Wasps are a class of stinging insects that includes yellow jackets and hornets. Their sting can be incredibly painful—and can even trigger allergic reactions in people sensitive to their stings. During the warm season, wasp stings are common, particularly because wasps live in and fly near homes and places where people congregate, such as parks.
When pestered by a flying insect, it’s helpful to know what type of creature is accosting you. Bees, for example, have one stinger, so, at worst, they can only sting you once. Wasps, however, do not lose their stingers in human skin as bees do, so they can sting multiple times. Wasps vary in appearance. Yellow jackets are black and yellow while bald-faced hornets are black and white. In the U.S. alone, there are more than 4,000 types of wasps.
Social wasps—those that live together— tend to pose the greatest risk to humans. If a human disturbs a wasp nest, they risk an attack from the many inhabitants of that nest—not just a single insect. Wasps are aggressive and will aggressively swarm to protect their nest. Yellow jackets are among the most common types of wasps that swarm. To avoid getting stung, be sure to avoid their nests and take care if removing them.

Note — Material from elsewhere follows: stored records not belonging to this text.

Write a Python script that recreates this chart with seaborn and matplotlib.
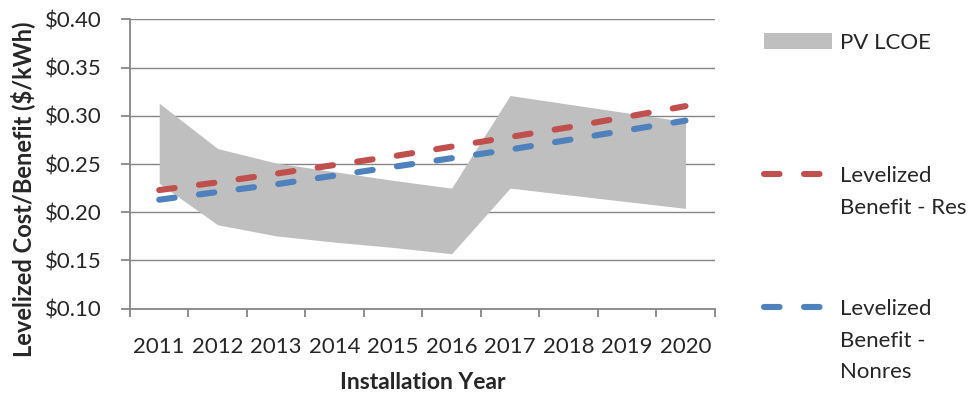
import matplotlib
matplotlib.use("Agg")
import matplotlib.pyplot as plt
from matplotlib.lines import Line2D
from matplotlib.legend_handler import HandlerLine2D
from matplotlib.ticker import FixedLocator, StrMethodFormatter
import seaborn as sns
import pandas as pd

# --- data ($/kWh) ---
years = [2011, 2012, 2013, 2014, 2015, 2016, 2017, 2018, 2019, 2020]
lcoe_low = [0.230, 0.187, 0.1755, 0.169, 0.1635, 0.157, 0.225, 0.218, 0.211, 0.204]
lcoe_high = [0.313, 0.266, 0.251, 0.242, 0.233, 0.225, 0.321, 0.312, 0.303, 0.294]
benefit_res = [0.223, 0.231, 0.240, 0.249, 0.258, 0.268, 0.278, 0.288, 0.299, 0.310]
benefit_nonres = [0.213, 0.221, 0.229, 0.238, 0.247, 0.256, 0.265, 0.275, 0.285, 0.295]
y_ticks = [0.10, 0.15, 0.20, 0.25, 0.30, 0.35, 0.40]

series_names = ["PV LCOE", "Levelized Benefit - Res", "Levelized Benefit - Nonres"]
legend_rows = [["PV LCOE"], ["Levelized", "Benefit - Res"], ["Levelized", "Benefit -", "Nonres"]]
line_colors = ["#C0504D", "#4F81BD"]

sns.set_theme(style="white")
plt.rcParams["font.family"] = ["Lato", "DejaVu Sans"]
plt.rcParams["lines.scale_dashes"] = False

W, H = 974, 395
GRID = "#868686"
FS = 16

fig = plt.figure(figsize=(W / 100, H / 100), dpi=100, facecolor="white")
ax = fig.add_axes([130 / W, 1 - 308.7 / H, 584.7 / W, 289.4 / H])

# cost range band
band = ax.fill_between(years, lcoe_low, lcoe_high, color="#BFBFBF", lw=0,
                       label=series_names[0], zorder=1)

# benefit lines
df = pd.DataFrame({"year": years,
                   series_names[1]: benefit_res,
                   series_names[2]: benefit_nonres})
lines = []
for name, color in zip(series_names[1:], line_colors):
    sns.lineplot(data=df, x="year", y=name, color=color, lw=4.4,
                 linestyle=(0, (11.2, 17.6)), dash_capstyle="round",
                 legend=False, ax=ax, zorder=3)
    ln = ax.lines[-1]
    ln.set_label(name)
    lines.append(ln)

# axes styling
ax.set_xlim(2010.5, 2020.5)
ax.set_ylim(0.10, 0.40)
ax.set_xticks(years)
ax.set_xticklabels([str(y) for y in years])
ax.xaxis.set_minor_locator(FixedLocator([y - 0.5 for y in years] + [years[-1] + 0.5]))
ax.set_yticks(y_ticks)
ax.yaxis.set_major_formatter(StrMethodFormatter(r"\${x:.2f}"))

ax.tick_params(axis="x", which="major", length=0, pad=20.4, labelsize=FS, bottom=True)
ax.tick_params(axis="x", which="minor", length=6, width=1.3, color=GRID,
               direction="out", bottom=True)
ax.tick_params(axis="y", which="major", length=6.5, width=1.3, color=GRID,
               direction="out", pad=13.7, labelsize=FS, left=True)

ax.yaxis.grid(True, color=GRID, lw=1.0)
ax.xaxis.grid(False)
ax.set_axisbelow(True)
for side in ("top", "right"):
    ax.spines[side].set_visible(False)
for side in ("left", "bottom"):
    ax.spines[side].set_color(GRID)
    ax.spines[side].set_linewidth(1.3)

ax.set_xlabel("Installation Year", fontsize=16.5, fontweight="bold")
ax.set_ylabel("Levelized Cost/Benefit ($/kWh)", fontsize=17, fontweight="bold")
ax.xaxis.set_label_coords(0.5, -0.2195)
ax.yaxis.set_label_coords(-0.162, 0.4136)

# legend on the right; first line of each label in the legend itself
leg = ax.legend([band] + lines, [r[0] for r in legend_rows],
                loc="upper left", bbox_to_anchor=(764 / W, 1 - 32.9 / H),
                bbox_transform=fig.transFigure, frameon=False,
                borderpad=0, borderaxespad=0, handlelength=3.06,
                handleheight=0.7, handletextpad=0.36, labelspacing=5.09,
                fontsize=FS, handler_map={Line2D: HandlerLine2D(marker_pad=0)})

# wrapped continuation lines under each legend label
fig.canvas.draw()
for txt, rows in zip(leg.get_texts(), legend_rows):
    x0, y0 = txt.get_transform().transform((0, 0))
    for i, extra in enumerate(rows[1:], start=1):
        fig.text(x0 / W, (y0 - i * 31.6) / H, extra, fontsize=FS,
                 ha="left", va="baseline")

fig.savefig("out.png", dpi=100, facecolor="white")
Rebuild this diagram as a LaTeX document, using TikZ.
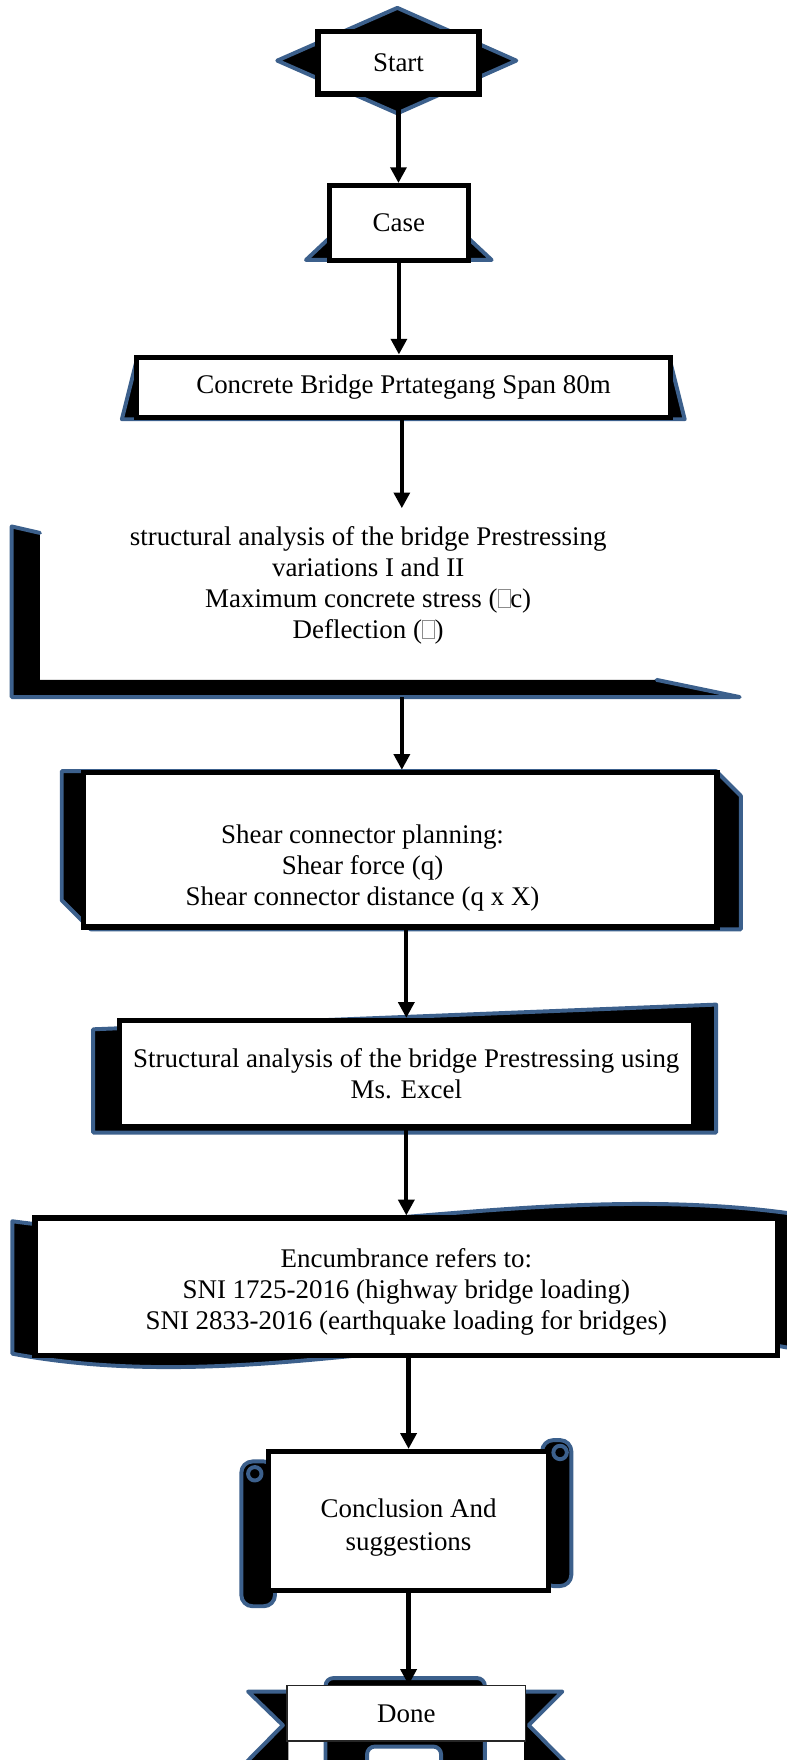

The sting of a wasp can be very painful. Even though wasps do not leave their stingers embedded in the skin as bees do, the sting produces considerable swelling and irritation. People may experience sharp pain at the sting site and a burning sensation. Redness and itching are common symptoms, as well. A white mark is usually visible in the midst of the redness, which is where the wasp’s stinger punctured the skin.
Severe symptoms may not be life-threatening—just extremely uncomfortable. While mild reactions to stings may fade after a couple of hours, a severe reaction could cause discomfort for a few days after the sting. Aside from redness, swelling, and pain, the person might feel nauseous and even vomit. Typically, a severe reaction like this will subside after two to three days, though people who are more reactive may feel unwell for a week. If symptoms continue beyond this point, it is best to see a doctor.
In sensitive individuals, a wasp sting can trigger anaphylaxis if the venom in the sting triggers the body to go into shock. This can happen quite quickly and cause symptoms like swelling of the face and throat, drop in blood pressure, difficulty breathing, racing or weak pulse, nausea, diarrhea, dizziness, stomach cramps, or loss of consciousness. If these symptoms occur in association with a sting, the individual requires emergency medical help.
If you’ve had a severe reaction to stings in the past, you may be required to carry a medical kit with you that includes an emergency injection of a special neurotransmitter and hormone. People who have had an anaphylactic reaction to a sting in the past are as much as 60% more likely to have one in the future if stung again. The handheld injection helps the body restore heart and breathing rates to normal.
Typically, people can treat stings that cause mild or even moderate symptoms at home. First, it is helpful to wash the sting site with soap and water to help remove venom from the site. The site should be kept clean throughout the healing process to avoid infection. If swelling and pain occur, an ice pack can help alleviate these symptoms. Once swelling decreases, cover the sting with a bandage.
If an ice pack doesn’t effectively alleviate swelling or itching, a synthetic cortisol cream on the sting site. Calamine lotion can also decrease the itching and soothe the area. These creams are available over the counter and many people keep them on hand in their home first aid kits. Symptoms that don't subsite or sting sites that are especially painful or swollen may require medical care.
Taking an antihistamine can also alleviate itching and possibly even the swelling associated with a wasp sting. These over-the-counter medications do have some side effects, including drowsiness, so people should take them with care, and speak to a physician or pharmacist if they are taking other medications as well.
Over-the-counter pain relievers can help alleviate the pain of a wasp sting. Some people may choose to get a tetanus shot following a sting, especially if it has been more than ten years since last receiving one. If your symptoms worsen or do not get better, be sure to consult a doctor.